Mike was a lucky child: a vacation house on Long Island, famous family friends, an Ivy League education, and an older brother, Lyle, who looked out for him. Now it’s 2001, and Mike is working in Thailand on a magazine internship. Sent on assignment to Bangkok, Mike finds the city electric with violence and hedonism. Nothing goes according to plan. When terrible news about his brother arrives from home, Mike rushes back to the States. Lyle is unstable and suffering from visions of an imaginary third brother. And then, a clear September morning is broken by catastrophe.
While the Twin Towers burn, Mike makes an epic trek through the ghostly streets of New York to find and save Lyle. From Patpong to the World Trade Center to Harvard Yard, as his life and country come apart, Mike struggles to find his footing and go on. The joke, it turns out, is on him.

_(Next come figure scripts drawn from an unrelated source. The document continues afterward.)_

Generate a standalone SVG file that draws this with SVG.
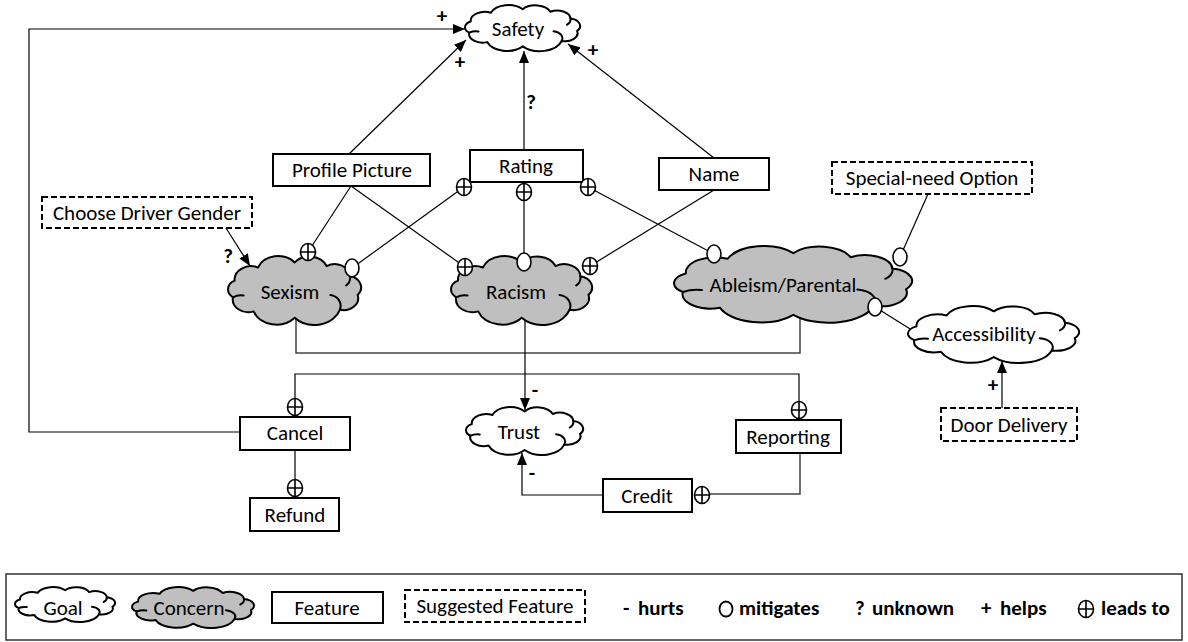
<svg xmlns="http://www.w3.org/2000/svg" width="1188" height="642" viewBox="0 0 1188 642">
<style>
text{font-family:Carlito,Lato,"Liberation Sans",sans-serif;font-size:21px;fill:#000;text-anchor:middle;dominant-baseline:central}
.b{font-weight:bold}
.lg{font-weight:bold;text-anchor:start}
.box{fill:#fff;stroke:#000;stroke-width:2}
.sbox{fill:#fff;stroke:#000;stroke-width:2;stroke-dasharray:6 3}
.ln{fill:none;stroke:#000;stroke-width:1.2}
.lg2{fill:none;stroke:#444;stroke-width:1.5}
.la{fill:none;stroke:#000;stroke-width:1.2;marker-end:url(#ah)}
.cb{stroke:#000;stroke-width:2;vector-effect:non-scaling-stroke;stroke-linejoin:round}
.cc{fill:none;stroke:#000;stroke-width:2;vector-effect:non-scaling-stroke;stroke-linecap:round}
.goal{fill:#fff}
.concern{fill:#bfbfbf}
.mit{fill:#fff;stroke:#000;stroke-width:1.6}
</style>
<defs>
<marker id="ah" viewBox="0 0 12 10" refX="12" refY="5" markerWidth="12" markerHeight="10" markerUnits="userSpaceOnUse" orient="auto"><path d="M0 0L12 5L0 10z" fill="#000"/></marker>
<g id="cloud">
<path class="cb" d="M4.97 21.46A12.35 11.82 0 0 1 22.58 9.96A16.24 15.55 0 0 1 50.14 5.58A14.07 13.47 0 0 1 74.16 8.76A11.55 11.06 0 0 1 91.77 17.63A10.29 9.85 0 0 1 97.48 33.83A10.98 10.51 0 0 1 84.1 46.75A20.13 19.27 0 0 1 50.14 53.76A18.3 17.52 0 0 1 19.27 48.18A11.66 11.17 0 0 1 3.72 35.91A8.8 8.43 0 0 1 4.97 21.46Z"/>
<path class="cc" d="M3.72 35.91q4 -2.5 8 -1.5M84.1 46.75C86 41 83 35 77 34M91.77 17.63q0.5 5 -3 8"/>
</g>
<g id="lt"><ellipse rx="7.5" ry="8.5" fill="#fff" stroke="#000" stroke-width="1.6"/><path d="M-7.5 0H7.5M0 -8.5V8.5" stroke="#000" stroke-width="1.6"/></g>
</defs>
<rect width="1188" height="642" fill="#fff"/>

<g id="connectors">
<polyline class="la" points="240,432 29,432 29,29 465,29"/>
<line class="la" x1="349" y1="154" x2="466" y2="40"/>
<line class="la" x1="524" y1="150" x2="524" y2="51"/>
<line class="la" x1="714" y1="158" x2="568" y2="44"/>
<line class="ln" x1="351" y1="186" x2="308" y2="252"/>
<line class="ln" x1="351" y1="186" x2="465" y2="267"/>
<line class="ln" x1="464" y1="187" x2="352" y2="268"/>
<line class="ln" x1="524" y1="192" x2="524" y2="262"/>
<line class="ln" x1="588" y1="187" x2="714" y2="254"/>
<line class="ln" x1="714" y1="190" x2="590" y2="266"/>
<line class="ln" x1="928" y1="194" x2="900" y2="257"/>
<line class="la" x1="226" y1="228" x2="250" y2="266"/>
<line class="ln" x1="875" y1="307" x2="915" y2="332"/>
<polyline class="lg2" points="296,315 296,353 800,353 800,315"/>
<line class="la" x1="525" y1="315" x2="525" y2="410"/>
<polyline class="ln" points="295,407 295,374 799,374 799,410"/>
<line class="ln" x1="295" y1="450" x2="295" y2="488"/>
<polyline class="lg2" points="800,453 800,494 702,494"/>
<polyline class="la" points="603,495 522,495 522,453"/>
<line class="la" x1="1002" y1="408" x2="1002" y2="361"/>
<text class="b" x="442" y="16">+</text>
<text class="b" x="460" y="62">+</text>
<text class="b" x="531" y="102">?</text>
<text class="b" x="593" y="50">+</text>
<text class="b" x="228" y="256">?</text>
<text class="b" x="535" y="390">-</text>
<text class="b" x="532" y="473">-</text>
<text class="b" x="993" y="385">+</text>
</g>

<g id="safety"><use href="#cloud" class="goal" transform="translate(465,5) scale(1.15,0.77)"/><text x="518" y="29">Safety</text></g>
<g id="profile-picture"><rect class="box" x="273" y="154" width="157" height="32"/><text x="352" y="170">Profile Picture</text></g>
<g id="rating"><rect class="box" x="470" y="150" width="113" height="32"/><text x="526" y="166">Rating</text></g>
<g id="name"><rect class="box" x="659" y="158" width="110" height="32"/><text x="714" y="174">Name</text></g>
<g id="special-need-option"><rect class="sbox" x="832" y="162" width="200" height="32"/><text x="932" y="178">Special-need Option</text></g>
<g id="choose-driver-gender"><rect class="sbox" x="42" y="197" width="210" height="31"/><text x="147" y="213">Choose Driver Gender</text></g>
<g id="sexism"><use href="#cloud" class="concern" transform="translate(228,256) scale(1.33,1.15)"/><text x="290" y="292">Sexism</text></g>
<g id="racism"><use href="#cloud" class="concern" transform="translate(451,256) scale(1.41,1.15)"/><text x="516" y="292">Racism</text></g>
<g id="ableism-parental"><use href="#cloud" class="concern" transform="translate(674,246) scale(2.38,1.28)"/><text x="783" y="285">Ableism/Parental</text></g>
<g id="accessibility"><use href="#cloud" class="goal" transform="translate(908,306) scale(1.71,0.95)"/><text x="984" y="334">Accessibility</text></g>
<g id="door-delivery"><rect class="sbox" x="941" y="408" width="136" height="33"/><text x="1009" y="425">Door Delivery</text></g>
<g id="trust"><use href="#cloud" class="goal" transform="translate(466,407) scale(1.17,0.8)"/><text x="519" y="432">Trust</text></g>
<g id="cancel"><rect class="box" x="240" y="417" width="110" height="33"/><text x="295" y="433">Cancel</text></g>
<g id="refund"><rect class="box" x="250" y="498" width="89" height="33"/><text x="295" y="515">Refund</text></g>
<g id="reporting"><rect class="box" x="736" y="420" width="105" height="33"/><text x="788" y="437">Reporting</text></g>
<g id="credit"><rect class="box" x="603" y="479" width="89" height="33"/><text x="647" y="496">Credit</text></g>

<g id="connector-ends">
<use href="#lt" x="464" y="187"/>
<use href="#lt" x="524" y="192"/>
<use href="#lt" x="588" y="187"/>
<use href="#lt" x="308" y="252"/>
<use href="#lt" x="465" y="267"/>
<use href="#lt" x="590" y="266"/>
<use href="#lt" x="295" y="407"/>
<use href="#lt" x="295" y="488"/>
<use href="#lt" x="799" y="410"/>
<use href="#lt" x="702" y="495"/>
<ellipse class="mit" cx="352" cy="268" rx="7" ry="9"/>
<ellipse class="mit" cx="524" cy="262" rx="7" ry="9"/>
<ellipse class="mit" cx="714" cy="254" rx="7" ry="9"/>
<ellipse class="mit" cx="900" cy="257" rx="7" ry="9"/>
<ellipse class="mit" cx="875" cy="307" rx="7" ry="9"/>
</g>

<g id="legend">
<rect x="6" y="574" width="1176" height="66" fill="none" stroke="#333" stroke-width="1.5"/>
<use href="#cloud" class="goal" transform="translate(15,587) scale(1.0,0.583)"/>
<text x="63" y="608">Goal</text>
<use href="#cloud" class="concern" transform="translate(132,587) scale(1.22,0.683)"/>
<text x="189" y="608">Concern</text>
<rect class="box" x="272" y="592" width="111" height="31"/>
<text x="327" y="608">Feature</text>
<rect class="sbox" x="405" y="590" width="180" height="32"/>
<text x="495" y="606">Suggested Feature</text>
<text class="lg" x="623" y="608">-</text>
<text class="lg" x="638" y="608">hurts</text>
<ellipse cx="726" cy="609" rx="6.5" ry="7.5" fill="#fff" stroke="#000" stroke-width="1.8"/>
<text class="lg" x="739" y="608">mitigates</text>
<text class="lg" x="855" y="608">?</text>
<text class="lg" x="872" y="608">unknown</text>
<text class="lg" x="981" y="608">+</text>
<text class="lg" x="1000" y="608">helps</text>
<use href="#lt" x="1086" y="609"/>
<text class="lg" x="1101" y="608">leads to</text>
</g>
</svg>
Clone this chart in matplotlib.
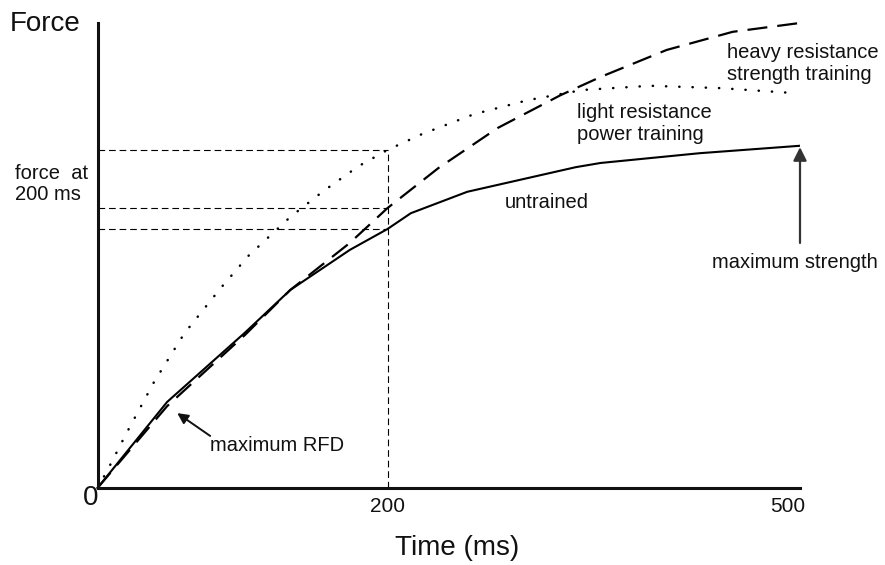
import numpy as np
import matplotlib
matplotlib.use("Agg")
import matplotlib.pyplot as plt

plt.rcParams['font.family'] = ['Liberation Sans', 'DejaVu Sans']

# Time axis (ms) and force (arbitrary units, 0-100) for the three conditions
untrained_t = [0, 48, 102, 133, 174, 200, 217, 258, 337, 355, 427, 500]
untrained_f = [0, 18.5, 33.5, 42.6, 51.2, 55.7, 59.1, 63.7, 69.0, 69.9, 72.0, 73.6]

heavy_t = [0, 48, 102, 133, 174, 200, 237, 280, 326, 355, 403, 451, 505]
heavy_f = [0, 17.6, 33.0, 42.6, 52.7, 60.2, 68.8, 77.4, 84.5, 88.4, 94.2, 98.1, 100.2]

light_t = [0, 7, 20, 39, 60, 85, 104, 133, 156, 180, 200, 225, 263, 302, 342, 391, 442, 497]
light_f = [0, 3.9, 11.8, 22.8, 33.3, 43.0, 49.9, 58.3, 63.9, 69.2, 72.7, 76.1, 80.4,
           83.4, 85.6, 86.5, 86.0, 84.9]

x_ticks = [0, 200, 500]
x_tick_labels = ["0", "200", "500"]
ref_time = 200

W, H, DPI = 885, 565, 100
fig = plt.figure(figsize=(W / DPI, H / DPI), dpi=DPI)
ax = fig.add_axes([97.5 / W, (H - 488) / H, (800 - 97.5) / W, (488 - 23) / H])


# schematic time axis: first 200 ms drawn a little wider than the rest
def fwd(x):
    x = np.asarray(x, dtype=float)
    return np.where(x <= 200, x * 1.45, 290 + (x - 200) * 1.375)


def inv(u):
    u = np.asarray(u, dtype=float)
    return np.where(u <= 290, u / 1.45, 200 + (u - 290) / 1.375)


ax.set_xscale('function', functions=(fwd, inv))
ax.set_xlim(0, 500)
ax.set_ylim(0, 100)

for s in ['top', 'right']:
    ax.spines[s].set_visible(False)
for s in ['left', 'bottom']:
    ax.spines[s].set_linewidth(2.2)
    ax.spines[s].set_color('#111111')
ax.set_xticks([])
ax.set_yticks([])

# curves
ax.plot(untrained_t, untrained_f, color='black', lw=1.5, solid_capstyle='butt', clip_on=False)
ax.plot(heavy_t, heavy_f, color='black', lw=1.6, dashes=(9, 4.5), clip_on=False)
ax.plot(light_t, light_f, color='black', lw=1.8, dashes=(0.1, 5.2),
        dash_capstyle='round', clip_on=False)

# reference lines at 200 ms
f200 = [np.interp(ref_time, t, f) for t, f in
        [(light_t, light_f), (heavy_t, heavy_f), (untrained_t, untrained_f)]]
for fv in f200:
    ax.plot([0, ref_time], [fv, fv], color='black', lw=0.8, dashes=(6, 3.5))
ax.plot([ref_time, ref_time], [0, max(f200)], color='black', lw=0.8, dashes=(6, 3.5))

# tick labels
ax.annotate(x_tick_labels[0], (x_ticks[0], 0), xytext=(-7, -10), textcoords='offset pixels',
            ha='center', va='center', fontsize=20, color='#111111', annotation_clip=False)
ax.annotate(x_tick_labels[1], (x_ticks[1], 0), xytext=(0, -18), textcoords='offset pixels',
            ha='center', va='center', fontsize=15, color='#111111', annotation_clip=False)
ax.annotate(x_tick_labels[2], (x_ticks[2], 0), xytext=(-12, -18), textcoords='offset pixels',
            ha='center', va='center', fontsize=15, color='#111111', annotation_clip=False)

# axis titles
fig.text(10 / W, 1 - 24 / H, "Force", fontsize=20, ha='left', va='center', color='#111111')
fig.text(457 / W, 1 - 548 / H, "Time (ms)", fontsize=20, ha='center', va='center', color='#111111')
fig.text(15 / W, 1 - 184 / H, "force  at\n200 ms", fontsize=14.5, ha='left', va='center',
         linespacing=1.15, color='#111111')

# curve labels
lab = dict(fontsize=14.5, ha='left', va='center', color='#111111', linespacing=1.15)
ax.text(285, 61.5, "untrained", **lab)
ax.text(338, 78.4, "light resistance\npower training", **lab)
ax.text(447, 91.3, "heavy resistance\nstrength training", **lab)

# annotations with arrows
ax.annotate("maximum strength", xy=(500, untrained_f[-1]), xytext=(436, 48.4),
            fontsize=14.5, ha='left', va='center', color='#111111',
            annotation_clip=False)
ax.annotate("", xy=(500, untrained_f[-1] - 0.3), xytext=(500, 52.7),
            arrowprops=dict(arrowstyle='-|>', color='#333333', lw=1.6,
                            mutation_scale=20, shrinkA=0, shrinkB=0))
ax.annotate("maximum RFD", xy=(55, 16.1), xytext=(77.7, 9.2),
            fontsize=14.5, ha='left', va='center', color='#111111')
ax.annotate("", xy=(55, 16.1), xytext=(77.7, 11.2),
            arrowprops=dict(arrowstyle='-|>', color='#111111', lw=1.4,
                            mutation_scale=16, shrinkA=0, shrinkB=0))

fig.savefig("out.png", dpi=DPI)
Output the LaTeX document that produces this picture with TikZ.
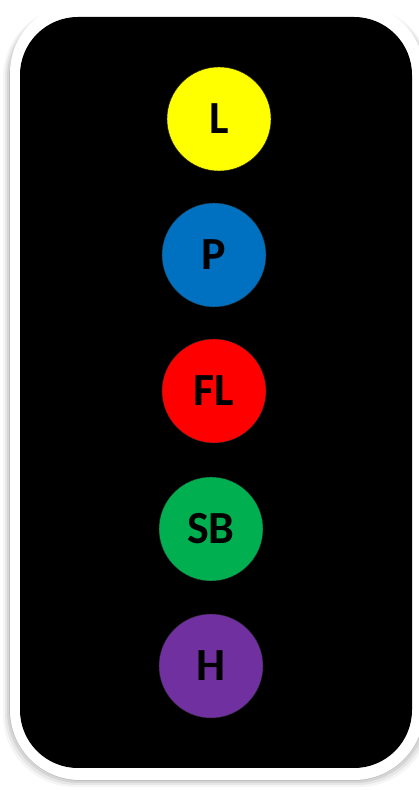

“[McDonell’s] treatment of the 9/11 catastrophe is masterly.”—The Washington Post
“Engrossing, with indelible scenes and a protagonist to care about.”—Kirkus Reviews (starred review)
PUBLISHERS WEEKLY
McDonell's first novel, published when he was 17, was an acclaimed 300,000-copy bestseller a daunting achievement for this emotionally intricate but iffy sophomore effort to match. The author of Twelve, now 21, is a bit too experienced to be a boy wonder, but he's not quite a mature writer, a 'twixt phase that bedevils this novel about tragic family secrets, sibling madness and the abrupt onset of adult responsibility. Part one of the rat-a-tat-tat tale most chapters are two or three pages is set in Thailand, where Mike, a well-bred Harvard freshman interning for the summer at a Hong Kong magazine, is researching a story on stoned Western travelers. Part two takes place back in Manhattan as September 11, 2001, nears: Mike's quarrelsome parents are dead in a house fire and his revered older brother, perhaps responsible for the blaze, is prone to paralyzing hallucinations. McDonnell has a knack for capturing place with sharp-eyed, vivid prose: scenes set in Bangkok's whirl of sex and drugs, and his evocation of 9/11 disbelief and horror are both charged with a reality that's reportorial in its authenticity. But the two halves of the novel, linked loosely by Mike's search for the truth about his family, don't quite gel.